### The request
Retype only what runs from the first line of the records to the line with "Arial, Helvetica, sans-serif';", inclusive, and no pictures.

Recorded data
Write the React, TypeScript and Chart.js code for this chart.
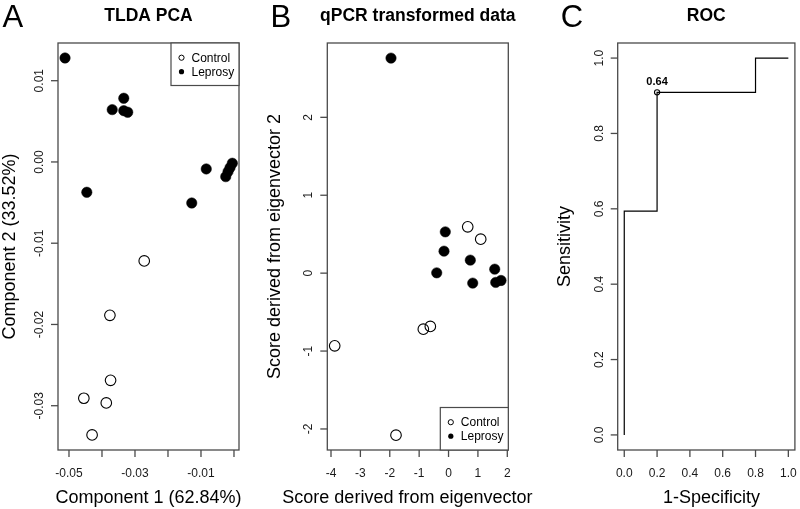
import React, { useEffect, useRef } from "react";
import { Chart, registerables } from "chart.js";

Chart.register(...registerables);

const FONT = '"Liberation Sans", Arial, Helvetica, sans-serif';

// ---------- Panel A: TLDA PCA ----------
const pcaControlX = [-0.0272, -0.0376, -0.0374, -0.0455, -0.0387, -0.043];
const pcaControlY = [-0.01218, -0.01887, -0.02687, -0.02908, -0.02966, -0.0336];
const pcaLeprosyX = [-0.0512, -0.0369, -0.0334, -0.0334, -0.0322, -0.0446, -0.0128, -0.0084, -0.0025, -0.0018, -0.0012, -0.0005];
const pcaLeprosyY = [0.0128, 0.00644, 0.00784, 0.00631, 0.00612, -0.00373, -0.00505, -0.00086, -0.00181, -0.00119, -0.0007, -0.00016];
const pcaXTicks = [-0.05, -0.04, -0.03, -0.02, -0.01, 0];
const pcaXTickLabels = ["-0.05", "", "-0.03", "", "-0.01", ""];
const pcaYTicks = [0.01, 0, -0.01, -0.02, -0.03];
const pcaYTickLabels = ["0.01", "0.00", "-0.01", "-0.02", "-0.03"];

// ---------- Panel B: qPCR transformed data ----------
const qpcrControlX = [0.653, 1.095, -0.858, -0.62, -3.874, -1.788];
const qpcrControlY = [0.594, 0.436, -0.719, -0.684, -0.933, -2.08];
const qpcrLeprosyX = [-1.958, -0.11, -0.154, -0.402, 0.741, 0.823, 1.572, 1.606, 1.786];
const qpcrLeprosyY = [2.76, 0.53, 0.282, 0.004, 0.167, -0.128, 0.051, -0.119, -0.094];
const qpcrXTicks = [-4, -3, -2, -1, 0, 1, 2];
const qpcrXTickLabels = ["-4", "-3", "-2", "-1", "0", "1", "2"];
const qpcrYTicks = [-2, -1, 0, 1, 2];
const qpcrYTickLabels = ["-2", "-1", "0", "1", "2"];

// ---------- Panel C: ROC ----------
const rocFpr = [0, 0, 0.2, 0.8, 1];
const rocTpr = [0, 0.594, 0.909, 1, 1];
const rocBestFpr = [0.2];
const rocBestTpr = [0.909];
const rocBestLabel = "0.64";
const rocTicks = [0, 0.2, 0.4, 0.6, 0.8, 1];
const rocTickLabels = ["0.0", "0.2", "0.4", "0.6", "0.8", "1.0"];

const legendLabels = ["Control", "Leprosy"];

type PanelCfg = {
  letter: string;
  letterX: number;
  title: string;
  xLabel: string;
  xLabelX: number | null;
  yLabel: string;
  yLabelX: number;
  xTicks: number[];
  xTickLabels: string[];
  yTicks: number[];
  yTickLabels: string[];
  legend: null | "topright" | "bottomright";
  pointLabel?: { x: number; y: number; text: string };
};

const BOX = "#4a4a4a";

function makePlugin(cfg: PanelCfg) {
  return {
    id: "rPlot",
    afterDraw(chart: any) {
      const ctx: CanvasRenderingContext2D = chart.ctx;
      const a = chart.chartArea;
      const xs = chart.scales.x;
      const ys = chart.scales.y;
      ctx.save();
      // box
      ctx.strokeStyle = BOX;
      ctx.lineWidth = 1.3;
      ctx.strokeRect(a.left, a.top, a.right - a.left, a.bottom - a.top);

      // x axis ticks
      ctx.fillStyle = "#1a1a1a";
      ctx.font = `12px ${FONT}`;
      ctx.textAlign = "center";
      ctx.textBaseline = "alphabetic";
      cfg.xTicks.forEach((v, i) => {
        const px = xs.getPixelForValue(v);
        ctx.beginPath();
        ctx.moveTo(px, a.bottom);
        ctx.lineTo(px, a.bottom + 7);
        ctx.stroke();
        if (cfg.xTickLabels[i]) ctx.fillText(cfg.xTickLabels[i], px, a.bottom + 27);
      });
      // y axis ticks
      cfg.yTicks.forEach((v, i) => {
        const py = ys.getPixelForValue(v);
        ctx.beginPath();
        ctx.moveTo(a.left, py);
        ctx.lineTo(a.left - 7, py);
        ctx.stroke();
        if (cfg.yTickLabels[i]) {
          ctx.save();
          ctx.translate(a.left - 15, py);
          ctx.rotate(-Math.PI / 2);
          ctx.fillText(cfg.yTickLabels[i], 0, 0);
          ctx.restore();
        }
      });

      // axis labels
      ctx.fillStyle = "#000";
      ctx.font = `18px ${FONT}`;
      const xlx = cfg.xLabelX ?? (a.left + a.right) / 2;
      ctx.fillText(cfg.xLabel, xlx, 503);
      ctx.save();
      ctx.translate(cfg.yLabelX, (a.top + a.bottom) / 2);
      ctx.rotate(-Math.PI / 2);
      ctx.fillText(cfg.yLabel, 0, 0);
      ctx.restore();

      // title
      ctx.font = `bold 17.5px ${FONT}`;
      ctx.fillText(cfg.title, (a.left + a.right) / 2, 21);

      // panel letter
      ctx.font = `31px ${FONT}`;
      ctx.textAlign = "left";
      ctx.fillText(cfg.letter, cfg.letterX, 27);

      // legend
      if (cfg.legend) {
        const w = 68;
        const h = 42.5;
        const bx = a.right - w;
        const by = cfg.legend === "topright" ? a.top : a.bottom - h;
        ctx.fillStyle = "#fff";
        ctx.fillRect(bx, by, w, h);
        ctx.strokeStyle = BOX;
        ctx.lineWidth = 1.2;
        ctx.strokeRect(bx, by, w, h);
        ctx.font = `12px ${FONT}`;
        ctx.textBaseline = "middle";
        legendLabels.forEach((lab, i) => {
          const cy = by + 14.7 + i * 14;
          ctx.beginPath();
          ctx.arc(bx + 10.5, cy, 2.6, 0, Math.PI * 2);
          if (i === 0) {
            ctx.strokeStyle = "#000";
            ctx.lineWidth = 1;
            ctx.stroke();
          } else {
            ctx.fillStyle = "#000";
            ctx.fill();
          }
          ctx.fillStyle = "#000";
          ctx.fillText(lab, bx + 20.5, cy + 0.5);
        });
      }

      // point label
      if (cfg.pointLabel) {
        const px = xs.getPixelForValue(cfg.pointLabel.x);
        const py = ys.getPixelForValue(cfg.pointLabel.y);
        ctx.font = `bold 11px ${FONT}`;
        ctx.textAlign = "center";
        ctx.textBaseline = "alphabetic";
        ctx.fillStyle = "#000";
        ctx.fillText(cfg.pointLabel.text, px, py - 7);
      }
      ctx.restore();
    },
  };
}

function pts(xs: number[], ys: number[]) {
  return xs.map((x, i) => ({ x, y: ys[i] }));
}

function scatterSets(cx: number[], cy: number[], lx: number[], ly: number[]) {
  return [
    {
      label: legendLabels[0],
      data: pts(cx, cy),
      pointRadius: 5.3,
      pointBackgroundColor: "rgba(255,255,255,0)",
      pointBorderColor: "#000",
      pointBorderWidth: 1.1,
      clip: false,
    },
    {
      label: legendLabels[1],
      data: pts(lx, ly),
      pointRadius: 5.2,
      pointBackgroundColor: "#000",
      pointBorderColor: "#000",
      pointBorderWidth: 0.5,
      clip: false,
    },
  ];
}

function baseOptions(xmin: number, xmax: number, ymin: number, ymax: number, pad: any) {
  return {
    responsive: false,
    animation: false,
    devicePixelRatio: 1,
    layout: { padding: pad },
    scales: {
      x: { type: "linear", min: xmin, max: xmax, display: false },
      y: { type: "linear", min: ymin, max: ymax, display: false },
    },
    plugins: { legend: { display: false }, tooltip: { enabled: false } },
    events: [],
  } as any;
}

const B_LEFT = 255;

export default function App() {
  const refA = useRef<HTMLCanvasElement>(null);
  const refB = useRef<HTMLCanvasElement>(null);
  const refC = useRef<HTMLCanvasElement>(null);

  useEffect(() => {
    const charts: Chart[] = [];

    const cfgA: PanelCfg = {
      letter: "A",
      letterX: 2.5,
      title: "TLDA PCA",
      xLabel: "Component 1 (62.84%)",
      xLabelX: null,
      yLabel: "Component 2 (33.52%)",
      yLabelX: 14.7,
      xTicks: pcaXTicks,
      xTickLabels: pcaXTickLabels,
      yTicks: pcaYTicks,
      yTickLabels: pcaYTickLabels,
      legend: "topright",
    };
    charts.push(
      new Chart(refA.current!, {
        type: "scatter",
        data: { datasets: scatterSets(pcaControlX, pcaControlY, pcaLeprosyX, pcaLeprosyY) as any },
        options: baseOptions(-0.05333, 0.00152, -0.03545, 0.01464, { left: 58, right: 31, top: 43, bottom: 59 }),
        plugins: [makePlugin(cfgA)],
      })
    );

    const off = 270 - B_LEFT;
    const cfgB: PanelCfg = {
      letter: "B",
      letterX: 0.5 + off,
      title: "qPCR transformed data",
      xLabel: "Score derived from eigenvector",
      xLabelX: 137.4 + off,
      yLabel: "Score derived from eigenvector 2",
      yLabelX: 9.5 + off,
      xTicks: qpcrXTicks,
      xTickLabels: qpcrXTickLabels,
      yTicks: qpcrYTicks,
      yTickLabels: qpcrYTickLabels,
      legend: "bottomright",
    };
    charts.push(
      new Chart(refB.current!, {
        type: "scatter",
        data: { datasets: scatterSets(qpcrControlX, qpcrControlY, qpcrLeprosyX, qpcrLeprosyY) as any },
        options: baseOptions(-4.126, 2.034, -2.27, 2.954, { left: 57.3 + off, right: 31.7, top: 43, bottom: 59 }),
        plugins: [makePlugin(cfgB)],
      })
    );

    const cfgC: PanelCfg = {
      letter: "C",
      letterX: 20.7,
      title: "ROC",
      xLabel: "1-Specificity",
      xLabelX: 171.5,
      yLabel: "Sensitivity",
      yLabelX: 30,
      xTicks: rocTicks,
      xTickLabels: rocTickLabels,
      yTicks: rocTicks,
      yTickLabels: rocTickLabels,
      legend: null,
      pointLabel: { x: rocBestFpr[0], y: rocBestTpr[0], text: rocBestLabel },
    };
    charts.push(
      new Chart(refC.current!, {
        type: "scatter",
        data: {
          datasets: [
            {
              label: "ROC",
              data: pts(rocFpr, rocTpr),
              showLine: true,
              stepped: "before",
              borderColor: "#000",
              borderWidth: 1.2,
              pointRadius: 0,
              fill: false,
              clip: false,
            },
            {
              label: "best",
              data: pts(rocBestFpr, rocBestTpr),
              pointRadius: 2.6,
              pointBackgroundColor: "rgba(255,255,255,0)",
              pointBorderColor: "#000",
              pointBorderWidth: 1.1,
              clip: false,
            },
          ] as any,
        },
        options: baseOptions(-0.04, 1.04, -0.04, 1.04, { left: 77.7, right: 1, top: 43, bottom: 59 }),
        plugins: [makePlugin(cfgC)],
      })
    );

    return () => charts.forEach((c) => c.destroy());
  }, []);

  const cv = (left: number): React.CSSProperties => ({ position: "absolute", left, top: 0 });

  return (
    <div style={{ position: "absolute", left: 0, top: 0, width: 800, height: 509, background: "#fff", overflow: "hidden" }}>
      <canvas ref={refA} width={270} height={509} style={cv(0)} />
      <canvas ref={refB} width={540 - B_LEFT} height={509} style={cv(B_LEFT)} />
      <canvas ref={refC} width={260} height={509} style={cv(540)} />
    </div>
  );
}
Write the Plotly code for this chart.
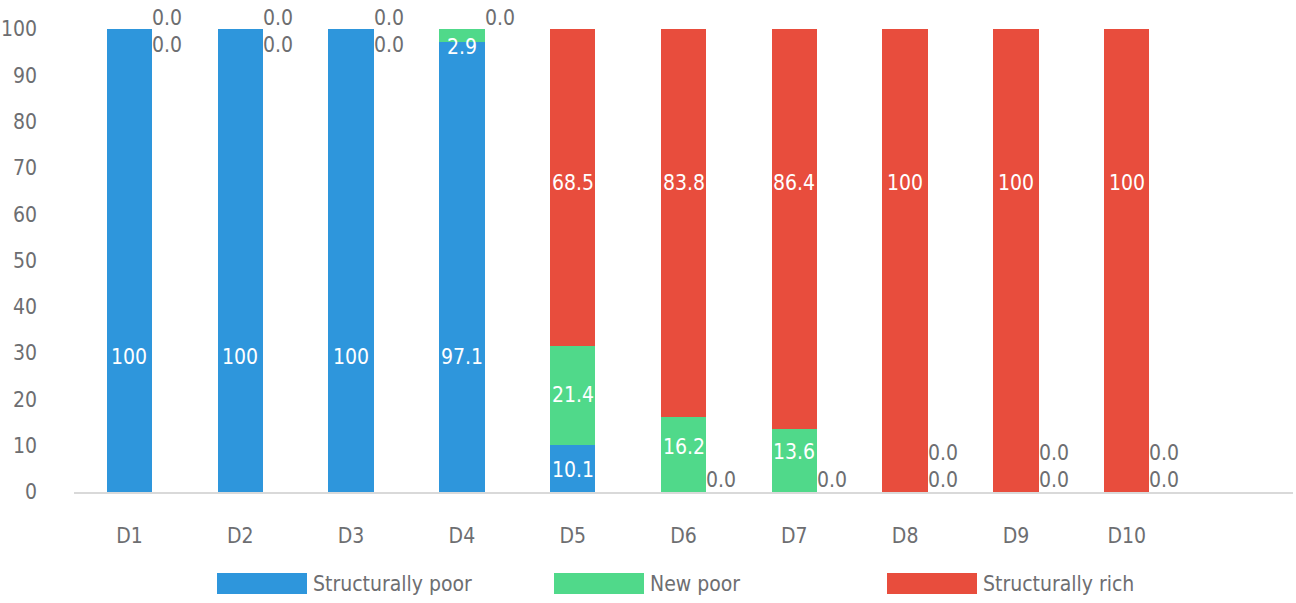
import plotly.graph_objects as go

# Decile groups and the share (%) of each poverty status within them
categories = ["D1", "D2", "D3", "D4", "D5", "D6", "D7", "D8", "D9", "D10"]
structurally_poor = [100, 100, 100, 97.1, 10.1, 0, 0, 0, 0, 0]
new_poor = [0, 0, 0, 2.9, 21.4, 16.2, 13.6, 0, 0, 0]
structurally_rich = [0, 0, 0, 0, 68.5, 83.8, 86.4, 100, 100, 100]
y_ticks = [0, 10, 20, 30, 40, 50, 60, 70, 80, 90, 100]

series = [
    ("Structurally poor", structurally_poor, "#2E96DC"),
    ("New poor", new_poor, "#50D98A"),
    ("Structurally rich", structurally_rich, "#E84D3D"),
]

# Height (in axis units) at which each series' inside label sits
label_y = {
    "Structurally poor": [29.2, 29.2, 29.2, 29.2, 4.8, None, None, None, None, None],
    "New poor": [None, None, None, 96.1, 20.9, 9.7, 8.6, None, None, None],
    "Structurally rich": [None, None, None, None, 66.7, 66.7, 66.7, 66.7, 66.7, 66.7],
}

FONT = "DejaVu Sans Condensed"
FS = 21
GREY = "#6D6E71"
BAR_W = 0.41
x_pos = list(range(len(categories)))


def fmt(v):
    return "100" if v == 100 else f"{v:.1f}"


def font(color, size=FS):
    return dict(family=FONT, size=size, color=color)


fig = go.Figure()
for name, vals, color in series:
    fig.add_trace(go.Bar(
        x=x_pos, y=vals, name=name, width=BAR_W,
        marker=dict(color=color, line=dict(width=0)),
        showlegend=False, hoverinfo="skip",
    ))

annotations = []
for i in x_pos:
    vals = [s[1][i] for s in series]
    # inside labels for non-zero segments
    for (name, v, _c) in series:
        if v[i] != 0:
            annotations.append(dict(
                x=i, y=label_y[name][i], text=fmt(v[i]), showarrow=False,
                font=font("white"), xanchor="center", yanchor="middle",
            ))
    # zero-value segments get their labels just right of the bar:
    # those sitting at the bottom stack upward, those at the top stack downward
    bottom_zeros = []
    for k, v in enumerate(vals):
        if v == 0 and sum(vals[:k]) == 0:
            bottom_zeros.append(k)
    top_zeros = [k for k, v in enumerate(vals) if v == 0 and k not in bottom_zeros]
    for n, k in enumerate(bottom_zeros):
        annotations.append(dict(
            x=i + BAR_W / 2, y=0, text=fmt(vals[k]), showarrow=False,
            font=font(GREY), xanchor="left", yanchor="middle",
            xshift=-2, yshift=12 + 27 * n,
        ))
    for n, k in enumerate(reversed(top_zeros)):
        annotations.append(dict(
            x=i + BAR_W / 2, y=100, text=fmt(vals[k]), showarrow=False,
            font=font(GREY), xanchor="left", yanchor="middle",
            xshift=-2, yshift=11 - 27 * n,
        ))

# Custom legend with wide colour swatches below the axis
PLOT_L, PLOT_W, PLOT_B, PLOT_H = 74, 1219, 492, 463
legend_x = [217, 554, 887]
shapes = []
for (name, _v, color), px in zip(series, legend_x):
    x0 = (px - PLOT_L) / PLOT_W
    x1 = (px + 90 - PLOT_L) / PLOT_W
    shapes.append(dict(
        type="rect", xref="paper", yref="paper",
        x0=x0, x1=x1, y0=(PLOT_B - 594) / PLOT_H, y1=(PLOT_B - 573) / PLOT_H,
        fillcolor=color, line=dict(width=0),
    ))
    annotations.append(dict(
        xref="paper", yref="paper", x=(px + 94 - PLOT_L) / PLOT_W,
        y=(PLOT_B - 583.5) / PLOT_H, text=name, showarrow=False,
        xanchor="left", yanchor="middle", font=font(GREY),
    ))

fig.update_layout(
    barmode="stack",
    width=1296, height=603,
    margin=dict(l=PLOT_L, r=1296 - PLOT_L - PLOT_W, t=PLOT_B - PLOT_H, b=603 - PLOT_B),
    paper_bgcolor="white", plot_bgcolor="white",
    font=font(GREY),
    annotations=annotations, shapes=shapes,
    showlegend=False,
)
fig.update_xaxes(
    range=[-0.5, 10.5], tickvals=x_pos, ticktext=categories,
    showgrid=False, zeroline=False, showline=True, automargin=False,
    linecolor="#D9D9D9", linewidth=2, ticks="", ticklabelstandoff=24,
    tickfont=font(GREY),
)
fig.update_yaxes(
    range=[0, 100], tickvals=y_ticks, showgrid=False, zeroline=False,
    showline=False, ticks="", ticklabelstandoff=36, automargin=False,
    tickfont=font(GREY),
)

fig.write_html("out.html")
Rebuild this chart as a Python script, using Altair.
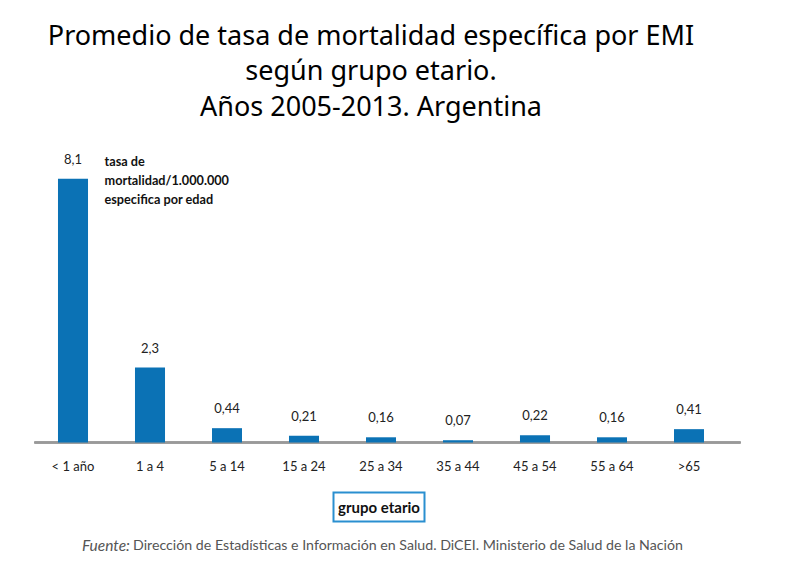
import altair as alt
import pandas as pd

categories = ["< 1 año", "1 a 4", "5 a 14", "15 a 24", "25 a 34", "35 a 44", "45 a 54", "55 a 64", ">65"]
values = [8.1, 2.3, 0.44, 0.21, 0.16, 0.07, 0.22, 0.16, 0.41]
value_labels = ["8,1", "2,3", "0,44", "0,21", "0,16", "0,07", "0,22", "0,16", "0,41"]

title_lines = ["Promedio de tasa de mortalidad específica por EMI", "según grupo etario.", "Años 2005-2013. Argentina"]
note_text = "tasa de|mortalidad/1.000.000|especifica por edad"
axis_title = "grupo etario"
source_italic = "Fuente:"
source_text = "Dirección de Estadísticas e Información en Salud. DiCEI. Ministerio de Salud de la Nación"

df = pd.DataFrame({"grupo": categories, "tasa": values, "label": value_labels})

FONT = "Lato"
BLUE = "#0b72b5"

x_enc = alt.X("grupo:N", sort=categories,
              scale=alt.Scale(paddingInner=0.61, paddingOuter=0.305),
              axis=alt.Axis(title=None, labelAngle=0, ticks=False, domain=False,
                            labelFont=FONT, labelFontSize=13, labelColor="#222",
                            labelPadding=18))
y_enc = alt.Y("tasa:Q", scale=alt.Scale(domain=[0, 9], nice=False), axis=None)

base = alt.Chart(df)

bars = base.mark_bar(color=BLUE).encode(x=x_enc, y=y_enc)
labels = base.mark_text(dy=-12, baseline="bottom", font=FONT, fontSize=13, color="#222").encode(
    x=alt.X("grupo:N", sort=categories), y=y_enc, text="label:N")

baseline_rule = base.mark_rule(color="#999", strokeWidth=1.5).encode(
    x=alt.value(0), x2=alt.value(706), y=alt.value(293))

note = alt.Chart(pd.DataFrame({"t": [note_text]})).mark_text(
    align="left", baseline="top", font=FONT, fontSize=12.7, fontWeight="bold",
    lineHeight=19, lineBreak="|", color="#111").encode(x=alt.value(70), y=alt.value(6), text="t:N")

box = alt.Chart(pd.DataFrame({"a": [0]})).mark_rect(
    fill="white", stroke="#2a8fd0", strokeWidth=2).encode(
    x=alt.value(299), x2=alt.value(390), y=alt.value(343), y2=alt.value(372))
box_text = alt.Chart(pd.DataFrame({"t": [axis_title]})).mark_text(
    font=FONT, fontSize=15, fontWeight="bold", color="#111", baseline="middle").encode(
    x=alt.value(344.5), y=alt.value(358), text="t:N")

src1 = alt.Chart(pd.DataFrame({"t": [source_italic]})).mark_text(
    align="left", baseline="middle", font=FONT, fontSize=15.5, fontStyle="italic",
    color="#555").encode(x=alt.value(47.5), y=alt.value(396), text="t:N")
src2 = alt.Chart(pd.DataFrame({"t": [source_text]})).mark_text(
    align="left", baseline="middle", font=FONT, fontSize=14.2, color="#555").encode(
    x=alt.value(98.5), y=alt.value(396), text="t:N")

chart = alt.layer(baseline_rule, bars, labels, note, box, box_text, src1, src2).properties(
    width=693, height=293,
    background="white",
    title=alt.TitleParams(text=title_lines, font="Noto Sans", fontSize=27, fontWeight="normal",
                          color="#000", lineHeight=35.5, anchor="middle", dx=-10, offset=28),
    autosize=alt.AutoSizeParams(type="none"),
    padding={"left": 34.5, "top": 149.5, "right": 72.5, "bottom": 140.5},
).configure_view(strokeWidth=0)

chart.save("out.html", embed_options={"renderer": "svg", "actions": False})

### Output
Write the React, TypeScript and Chart.js code for this chart.
import React, { useEffect, useRef } from "react";
import { Chart, registerables } from "chart.js";

Chart.register(...registerables);

const FONT = '"Liberation Sans", Arial, Helvetica, sans-serif';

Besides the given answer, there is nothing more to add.